▸ Task prompt
Write out the listing from the line with "Rebuild this chart" to the line with "y_ticks = [0, 0.1, 0.2, 0.3, 0.4, 0.5, 0.6]", both lines included, exactly and nothing beyond. Leave pictures out.

(Stored items)

--- START ---

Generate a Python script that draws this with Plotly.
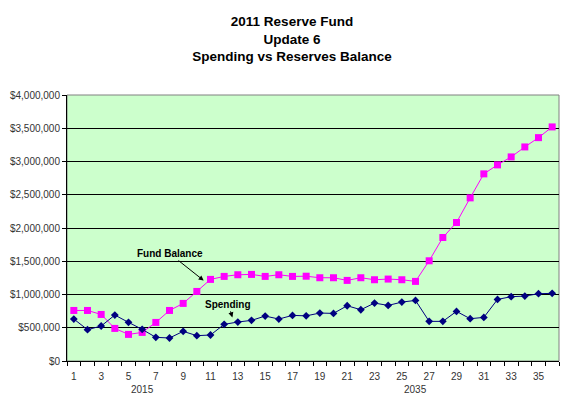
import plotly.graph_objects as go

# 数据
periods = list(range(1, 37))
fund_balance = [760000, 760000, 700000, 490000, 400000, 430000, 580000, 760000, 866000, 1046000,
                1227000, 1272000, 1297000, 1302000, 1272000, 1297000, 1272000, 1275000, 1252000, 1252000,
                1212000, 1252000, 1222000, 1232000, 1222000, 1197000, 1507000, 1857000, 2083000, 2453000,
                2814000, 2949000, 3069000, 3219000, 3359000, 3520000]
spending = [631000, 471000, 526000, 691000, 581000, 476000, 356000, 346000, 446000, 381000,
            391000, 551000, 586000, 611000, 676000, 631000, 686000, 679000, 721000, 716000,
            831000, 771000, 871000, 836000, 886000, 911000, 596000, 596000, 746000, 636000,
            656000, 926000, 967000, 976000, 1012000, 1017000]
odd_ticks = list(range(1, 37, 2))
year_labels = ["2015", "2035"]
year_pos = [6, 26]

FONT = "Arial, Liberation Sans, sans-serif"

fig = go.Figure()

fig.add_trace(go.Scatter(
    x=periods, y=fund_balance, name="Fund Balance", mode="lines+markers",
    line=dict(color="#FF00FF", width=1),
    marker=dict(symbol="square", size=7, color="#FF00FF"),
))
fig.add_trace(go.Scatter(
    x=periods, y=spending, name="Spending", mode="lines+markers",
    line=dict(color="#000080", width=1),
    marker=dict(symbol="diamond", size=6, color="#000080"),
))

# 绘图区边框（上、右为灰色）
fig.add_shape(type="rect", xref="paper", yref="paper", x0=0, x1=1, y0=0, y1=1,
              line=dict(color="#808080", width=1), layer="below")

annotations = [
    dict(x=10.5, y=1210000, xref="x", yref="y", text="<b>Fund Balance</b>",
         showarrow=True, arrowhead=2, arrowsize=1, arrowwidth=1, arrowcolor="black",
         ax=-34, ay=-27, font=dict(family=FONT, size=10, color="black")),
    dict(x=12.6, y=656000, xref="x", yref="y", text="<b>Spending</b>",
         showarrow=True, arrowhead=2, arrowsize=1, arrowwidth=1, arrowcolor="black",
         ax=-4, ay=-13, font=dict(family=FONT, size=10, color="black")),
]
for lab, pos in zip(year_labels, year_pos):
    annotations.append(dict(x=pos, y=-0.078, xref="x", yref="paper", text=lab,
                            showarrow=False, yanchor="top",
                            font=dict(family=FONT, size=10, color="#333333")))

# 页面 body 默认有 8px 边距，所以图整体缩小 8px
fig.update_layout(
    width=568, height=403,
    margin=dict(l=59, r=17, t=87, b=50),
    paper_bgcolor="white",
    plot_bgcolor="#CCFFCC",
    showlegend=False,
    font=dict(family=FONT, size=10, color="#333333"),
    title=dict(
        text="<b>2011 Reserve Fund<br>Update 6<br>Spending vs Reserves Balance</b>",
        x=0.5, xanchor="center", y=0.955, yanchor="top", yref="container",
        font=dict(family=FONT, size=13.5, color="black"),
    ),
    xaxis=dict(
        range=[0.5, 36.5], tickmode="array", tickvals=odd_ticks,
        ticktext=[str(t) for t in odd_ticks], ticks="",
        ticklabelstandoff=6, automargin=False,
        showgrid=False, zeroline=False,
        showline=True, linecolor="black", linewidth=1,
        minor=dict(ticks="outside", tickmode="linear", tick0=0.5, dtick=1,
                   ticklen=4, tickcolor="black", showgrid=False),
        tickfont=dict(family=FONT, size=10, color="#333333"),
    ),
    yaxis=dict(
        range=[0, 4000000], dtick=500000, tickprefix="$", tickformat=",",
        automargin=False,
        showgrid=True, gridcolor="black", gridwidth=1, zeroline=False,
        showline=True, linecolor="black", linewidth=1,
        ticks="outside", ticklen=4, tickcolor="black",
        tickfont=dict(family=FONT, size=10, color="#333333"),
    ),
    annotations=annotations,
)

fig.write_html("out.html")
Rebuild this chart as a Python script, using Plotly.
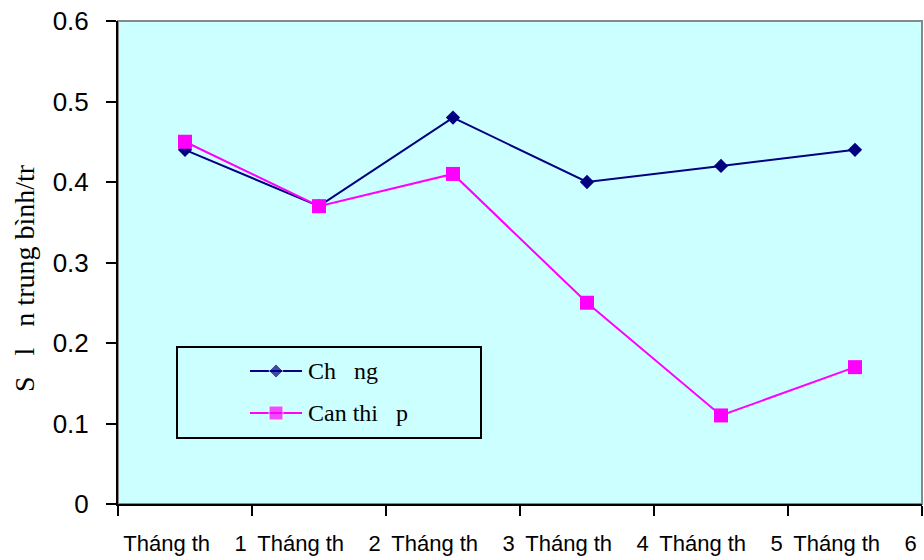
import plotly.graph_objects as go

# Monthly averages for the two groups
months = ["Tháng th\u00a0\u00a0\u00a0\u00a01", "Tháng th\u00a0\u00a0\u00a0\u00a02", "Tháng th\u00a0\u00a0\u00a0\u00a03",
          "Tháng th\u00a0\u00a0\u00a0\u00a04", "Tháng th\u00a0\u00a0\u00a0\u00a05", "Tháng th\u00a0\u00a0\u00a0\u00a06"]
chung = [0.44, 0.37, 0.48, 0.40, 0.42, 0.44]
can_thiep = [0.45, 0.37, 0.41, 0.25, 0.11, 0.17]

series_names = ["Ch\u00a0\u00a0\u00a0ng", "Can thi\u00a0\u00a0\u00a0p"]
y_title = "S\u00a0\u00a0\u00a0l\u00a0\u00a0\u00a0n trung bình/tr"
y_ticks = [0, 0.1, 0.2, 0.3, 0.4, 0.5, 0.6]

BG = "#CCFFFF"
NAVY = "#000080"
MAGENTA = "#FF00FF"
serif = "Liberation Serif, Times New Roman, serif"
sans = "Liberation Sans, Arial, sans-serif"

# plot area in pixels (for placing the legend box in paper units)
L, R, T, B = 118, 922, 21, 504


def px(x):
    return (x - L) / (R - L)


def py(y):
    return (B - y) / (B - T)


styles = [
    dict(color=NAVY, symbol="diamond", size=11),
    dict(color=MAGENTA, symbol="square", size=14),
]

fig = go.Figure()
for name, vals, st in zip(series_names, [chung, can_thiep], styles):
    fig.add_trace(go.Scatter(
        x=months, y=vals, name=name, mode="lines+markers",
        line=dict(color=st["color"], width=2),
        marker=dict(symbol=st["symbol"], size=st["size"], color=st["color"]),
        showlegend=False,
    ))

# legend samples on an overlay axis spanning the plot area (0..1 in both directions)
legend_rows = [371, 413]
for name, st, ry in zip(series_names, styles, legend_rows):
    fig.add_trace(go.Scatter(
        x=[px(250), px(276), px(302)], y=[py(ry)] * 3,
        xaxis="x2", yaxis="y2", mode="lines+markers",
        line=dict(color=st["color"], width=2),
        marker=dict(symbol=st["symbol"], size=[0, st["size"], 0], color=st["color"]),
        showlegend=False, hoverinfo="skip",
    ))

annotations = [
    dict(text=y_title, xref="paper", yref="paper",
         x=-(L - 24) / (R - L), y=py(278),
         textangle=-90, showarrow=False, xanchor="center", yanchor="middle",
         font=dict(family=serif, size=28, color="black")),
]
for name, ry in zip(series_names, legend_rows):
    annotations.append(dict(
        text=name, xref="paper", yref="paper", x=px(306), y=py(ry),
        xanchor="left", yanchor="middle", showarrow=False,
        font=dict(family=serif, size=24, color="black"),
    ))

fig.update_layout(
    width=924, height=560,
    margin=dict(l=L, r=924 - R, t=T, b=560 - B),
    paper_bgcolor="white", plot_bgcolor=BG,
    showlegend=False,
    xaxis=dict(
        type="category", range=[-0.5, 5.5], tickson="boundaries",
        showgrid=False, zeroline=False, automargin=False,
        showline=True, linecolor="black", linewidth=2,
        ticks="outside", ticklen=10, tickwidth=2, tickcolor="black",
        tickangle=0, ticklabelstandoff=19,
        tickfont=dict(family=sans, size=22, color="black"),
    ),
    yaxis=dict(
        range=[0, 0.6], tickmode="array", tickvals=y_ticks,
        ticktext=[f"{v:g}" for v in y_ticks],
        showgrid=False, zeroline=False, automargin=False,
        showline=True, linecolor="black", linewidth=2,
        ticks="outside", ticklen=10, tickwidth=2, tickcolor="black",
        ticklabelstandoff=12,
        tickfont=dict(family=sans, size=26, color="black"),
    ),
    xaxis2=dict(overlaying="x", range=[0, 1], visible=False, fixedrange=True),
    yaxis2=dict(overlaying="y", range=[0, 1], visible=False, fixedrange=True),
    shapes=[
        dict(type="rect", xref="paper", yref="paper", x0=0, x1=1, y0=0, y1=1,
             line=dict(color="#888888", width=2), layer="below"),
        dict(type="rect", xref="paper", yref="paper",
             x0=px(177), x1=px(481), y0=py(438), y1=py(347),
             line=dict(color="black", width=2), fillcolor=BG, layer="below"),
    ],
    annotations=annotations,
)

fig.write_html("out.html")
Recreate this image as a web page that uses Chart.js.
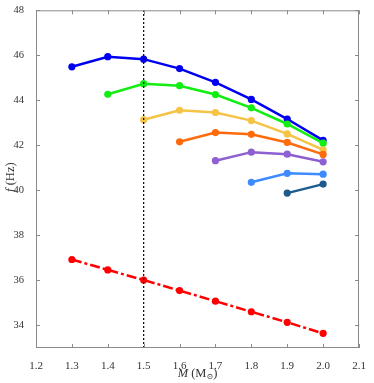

--- END ---

▸ Written answer
Rebuild this chart as a Python script, using Plotly.
import plotly.graph_objects as go

# Monthly averages for the two groups
months = ["Tháng th\u00a0\u00a0\u00a0\u00a01", "Tháng th\u00a0\u00a0\u00a0\u00a02", "Tháng th\u00a0\u00a0\u00a0\u00a03",
          "Tháng th\u00a0\u00a0\u00a0\u00a04", "Tháng th\u00a0\u00a0\u00a0\u00a05", "Tháng th\u00a0\u00a0\u00a0\u00a06"]
chung = [0.44, 0.37, 0.48, 0.40, 0.42, 0.44]
can_thiep = [0.45, 0.37, 0.41, 0.25, 0.11, 0.17]

series_names = ["Ch\u00a0\u00a0\u00a0ng", "Can thi\u00a0\u00a0\u00a0p"]
y_title = "S\u00a0\u00a0\u00a0l\u00a0\u00a0\u00a0n trung bình/tr"
y_ticks = [0, 0.1, 0.2, 0.3, 0.4, 0.5, 0.6]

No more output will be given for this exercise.